On the plus side, NPD says, value-oriented meals are doing well. Breakfast traffic has been up the last three years, and discount/deal promotions are finder more takers.
Chipotle fans apparently shrugged off recent price hikes, and the chain wants to speed up production.
Chipotle beat earnings expectations, posting a 28.6-percent rise in quartly revenue and opening 45 new stores in the last quarter.
Based on that performance, Chipotle customers apparently weren’t fazed by recent price hikes. Levied to office rising food costs, they ranged from 6.25 to 6.5 percent, with steak prices rising by about 9 percent and chicken prices up about 5 percent.
And Chipotle thinks it can do better, at least in the efficiency department. To meet demand during peak hours, the company is working on ways to speed up production.
During the last quarter the chain was able to complete about 110-120 transactions per hour. The process depends on four “key pillars” of throughput: having a worker dedicated to restocking and problem-solving, proper ingredient preparation, putting the best people at their best stations; and having a dedicated expediter at peak times.
John Tesar lashed out at a critic after a subpar review of his new Dallas restaurant.
The chef, clearly incensed over a three (out of five) star review of his new restaurant, Knife, tweeted this love note to Dallas Morning News critic Leslie Brenner: “Fuck you! Your reviews are misleading poorly written, self serving and you have destroyed the star system and you really suck.” PS: He banned the critic from visiting his eateries in the future.
Brenner was underwhelmed with a bacon tasting, suggested “the kitchen too often drops the ball” and criticized the menu for its breadth and apparent lack of thought. Ouch!
This isn’t the first time the scrappy chef has had a public spat. A D Magazine article branded him “The most hated chef in Dallas” and recounted tales of his skirmishes, knife throwing and more.
Another prominent chef tackled the tipping dilemma, calling it “a devil’s bargain.”
In a thought-provoking, well-reasoned essay on Eater.com, Amanda Cohen, chef/owner of NYC’s Dirt Candy restaurant, argued that it’s time to dump the tips-for-service system in restaurants.
“It makes no sense. At the end of the meal, just when people are very drunk, or very full, or very ready for romance, we ask them to do math. And not just any math, but a word problem involving percentages. It’s a lame way to end a meal,” she writes.
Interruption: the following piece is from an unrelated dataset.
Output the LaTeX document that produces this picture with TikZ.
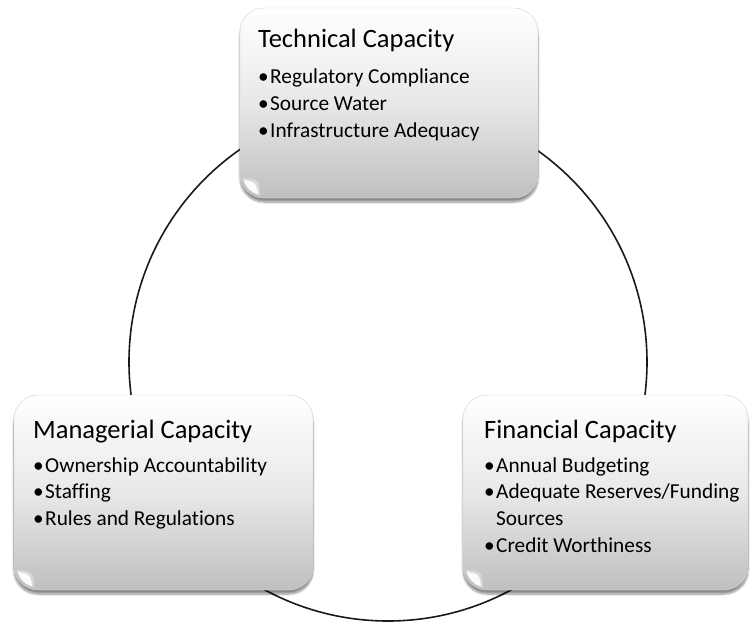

She also points out how tipping unfairly tips the pay scale too far toward servers and away from everyone else who works in a restaurant. “Tipping hurts restaurants by turning your staff into separate and not always equal factions,” Cohen argues.
An Indiana city will pay someone $250,000 to open a new restaurant.
The Southwest Indiana Chamber has dreamed up a novel economic development contest designed to stimulate growth in downtown Evansville: the Main Course Restaurant Challenge wants restaurant operators and other entrepreneurs to build a new eatery, and the winning idea will receive a privately funded prize package valued at more than $250,000.
To qualify, the restaurant will need to serve lunch and dinner and incorporate a bar. It must be open no later than Sept. 1, 2015 inside a now-vacant building that was once a jewelry store.
The prize includes cash and in-kind contributions from a variety of companies and organizations. Entries, which will be evaluated on overall creative concept, grasp of the local market and portfolio of past successes, must be submitted by Oct. 15.